The aesthetic reward and the possibility of yuri subtext in (and finally the seeing of) an ADVENTURE has so much more value to me than a mere achieving of a 2-ALL (especially since the community usually rewards you for things that don't even make sense, like clearing an easy game nobody has done ever before or some shit), or the reputation of a good spot on the CAVELITISTS-list, even if I managed to top every one of them on this forum. I've had so much more fun with my shooting games since I started playing Touhou.
The title of the article by the way is rather harsh, but comically accurate when you think about it. I'm a child with disorders within the autism spectrum and basically I have obscenely focused interests. Every single human does, and it has nothing to do with autism, but whatever.
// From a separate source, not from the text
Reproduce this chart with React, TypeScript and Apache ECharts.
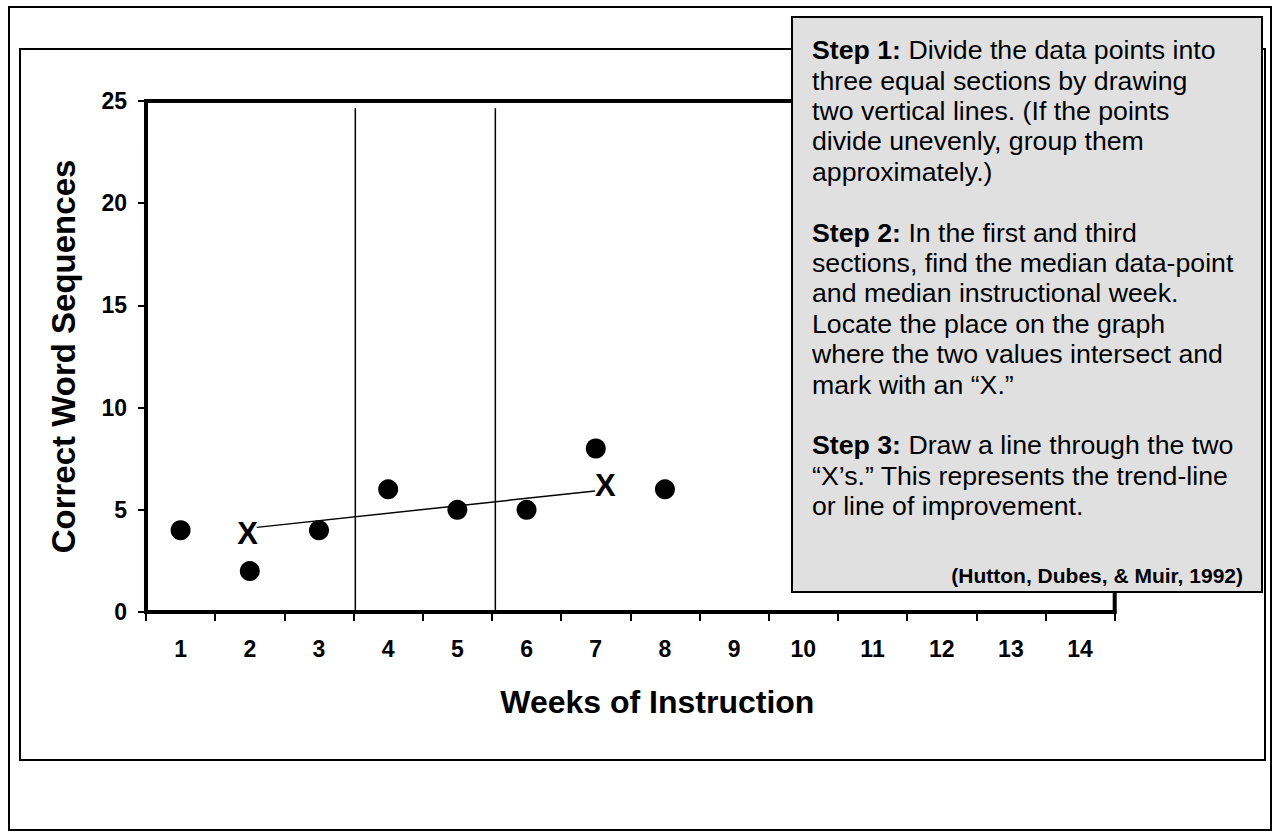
import React, { useEffect, useRef } from "react";
import * as echarts from "echarts";

const weeks = ["1", "2", "3", "4", "5", "6", "7", "8", "9", "10", "11", "12", "13", "14"];
const scores = [4, 2, 4, 6, 5, 5, 8, 6];
const sectionDividers = [3.525, 5.549];
const dividerTop = 24.64;
const trendLine = [
  [2.1, 4.14],
  [6.99, 5.92],
];
const xMarks = [
  [1.97, 3.86],
  [7.14, 6.18],
];
const step1Lines = [
  "{b|Step 1:} Divide the data points into",
  "three equal sections by drawing",
  "two vertical lines. (If the points",
  "divide unevenly, group them",
  "approximately.)",
];
const step2Lines = [
  "{b|Step 2:} In the first and third",
  "sections, find the median data-point",
  "and median instructional week.",
  "Locate the place on the graph",
  "where the two values intersect and",
  "mark with an \u201cX.\u201d",
];
const step3Lines = [
  "{b|Step 3:} Draw a line through the two",
  "\u201cX\u2019s.\u201d This represents the trend-line",
  "or line of improvement.",
];
const citation = "(Hutton, Dubes, & Muir, 1992)";

const FONT = "'Liberation Sans', Arial, Helvetica, sans-serif";
const LH = 30.4;
const BOX_FONT = 26.7;

export default function App() {
  const ref = useRef<HTMLDivElement>(null);
  useEffect(() => {
    if (!ref.current) return;
    const chart = echarts.init(ref.current, null, { renderer: "svg" });
    const stepText = (lines: string[], top: number, z: number) => ({
      type: "text",
      x: 812,
      y: top,
      z,
      style: {
        text: lines.join("\n"),
        fontFamily: FONT,
        fontSize: BOX_FONT,
        lineHeight: LH,
        fill: "#000",
        rich: {
          b: { fontFamily: FONT, fontSize: BOX_FONT, fontWeight: "bold", lineHeight: LH, fill: "#000" },
        },
      },
    });
    chart.setOption({
      animation: false,
      textStyle: { fontFamily: FONT },
      grid: {
        left: 146,
        right: 158.3,
        top: 101,
        bottom: 220,
        show: true,
        borderColor: "#000",
        borderWidth: 4,
        backgroundColor: "transparent",
      },
      xAxis: [
        {
          type: "category",
          data: weeks,
          boundaryGap: true,
          axisLine: { lineStyle: { color: "#000", width: 4 } },
          axisTick: { show: true, length: 9, lineStyle: { color: "#000", width: 2 } },
          axisLabel: { color: "#000", fontSize: 23, fontWeight: "bold", margin: 25, fontFamily: FONT },
          splitLine: { show: false },
          name: "Weeks of Instruction",
          nameLocation: "middle",
          nameGap: 74,
          nameTextStyle: {
            color: "#000",
            fontSize: 32,
            fontWeight: "bold",
            fontFamily: FONT,
            padding: [0, 0, 0, 54],
          },
        },
        {
          type: "value",
          min: 0.5,
          max: 14.5,
          show: false,
          splitLine: { show: false },
        },
      ],
      yAxis: {
        type: "value",
        min: 0,
        max: 25,
        interval: 5,
        axisLine: { show: true, lineStyle: { color: "#000", width: 4 } },
        axisTick: { show: true, length: 8, lineStyle: { color: "#000", width: 2 } },
        axisLabel: { color: "#000", fontSize: 23, fontWeight: "bold", margin: 19, fontFamily: FONT },
        splitLine: { show: false },
        name: "Correct Word Sequences",
        nameLocation: "middle",
        nameGap: 66,
        nameRotate: 90,
        nameTextStyle: { color: "#000", fontSize: 33, fontWeight: "bold", fontFamily: FONT },
      },
      series: [
        ...sectionDividers.map((x) => ({
          type: "line",
          xAxisIndex: 1,
          data: [
            [x, 0],
            [x, dividerTop],
          ],
          symbol: "none",
          lineStyle: { color: "#000", width: 1.5 },
          z: 2,
        })),
        {
          type: "line",
          xAxisIndex: 1,
          data: trendLine,
          symbol: "none",
          lineStyle: { color: "#000", width: 1.5 },
          z: 2,
        },
        {
          type: "scatter",
          xAxisIndex: 0,
          data: scores,
          symbol: "circle",
          symbolSize: 20,
          itemStyle: { color: "#000", opacity: 1 },
          z: 3,
        },
        {
          type: "scatter",
          xAxisIndex: 1,
          data: xMarks,
          symbol: "circle",
          symbolSize: 1,
          itemStyle: { color: "#fff", opacity: 0 },
          label: {
            show: true,
            position: "inside",
            formatter: "X",
            color: "#000",
            opacity: 1,
            fontSize: 31,
            fontWeight: "bold",
            fontFamily: FONT,
          },
          z: 4,
        },
      ],
      graphic: [
        {
          type: "rect",
          z: 0,
          silent: true,
          shape: { x: 9, y: 7, width: 1262, height: 823 },
          style: { fill: "none", stroke: "#000", lineWidth: 2 },
        },
        {
          type: "rect",
          z: 0,
          silent: true,
          shape: { x: 20, y: 49, width: 1245, height: 711 },
          style: { fill: "none", stroke: "#000", lineWidth: 2 },
        },
        {
          type: "rect",
          z: 100,
          silent: true,
          shape: { x: 792, y: 17, width: 470, height: 575 },
          style: { fill: "#e0e0e0", stroke: "#000", lineWidth: 2 },
        },
        stepText(step1Lines, 35, 101),
        stepText(step2Lines, 35 + 6 * LH, 101),
        stepText(step3Lines, 35 + 13 * LH, 101),
        {
          type: "text",
          z: 101,
          x: 1243,
          y: 575,
          style: {
            text: citation,
            fontFamily: FONT,
            fontSize: 21,
            fontWeight: "bold",
            fill: "#000",
            align: "right",
            verticalAlign: "middle",
          },
        },
      ],
    });
    return () => chart.dispose();
  }, []);
  return (
    <div
      ref={ref}
      style={{ position: "fixed", left: 0, top: 0, width: 1273, height: 832, background: "#fff" }}
    />
  );
}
Here's my favourite quote from the piece, mostly for the fact that it makes no sense at all:
Spalex Riegraad wrote:
Consider, for example ... what would have happened to the 2hu gaems if, instead of hunting for mechanics-altering and progress-enabling items, you were hunting for boxes with random numbers on them — boxes whose only function would be to increase your score, so that by finding more of them than other players WHO ARE NOT EVEN PRESENT IN THE GAMEWORLD you'd manage to beat their high scores. The entire series' atmosphere would have been instantly wrecked this way — which is the exact opposite to what would happen if pure scoring mechanics in scoring games were replaced with hawt loli gurls and good subtext in between them.
But please do try to track down the article for yourselves (just do a Moogle search) to get the full story. There are a lot of commas I might get wrong and a tno of spelin errs, since I not nateive english sprk.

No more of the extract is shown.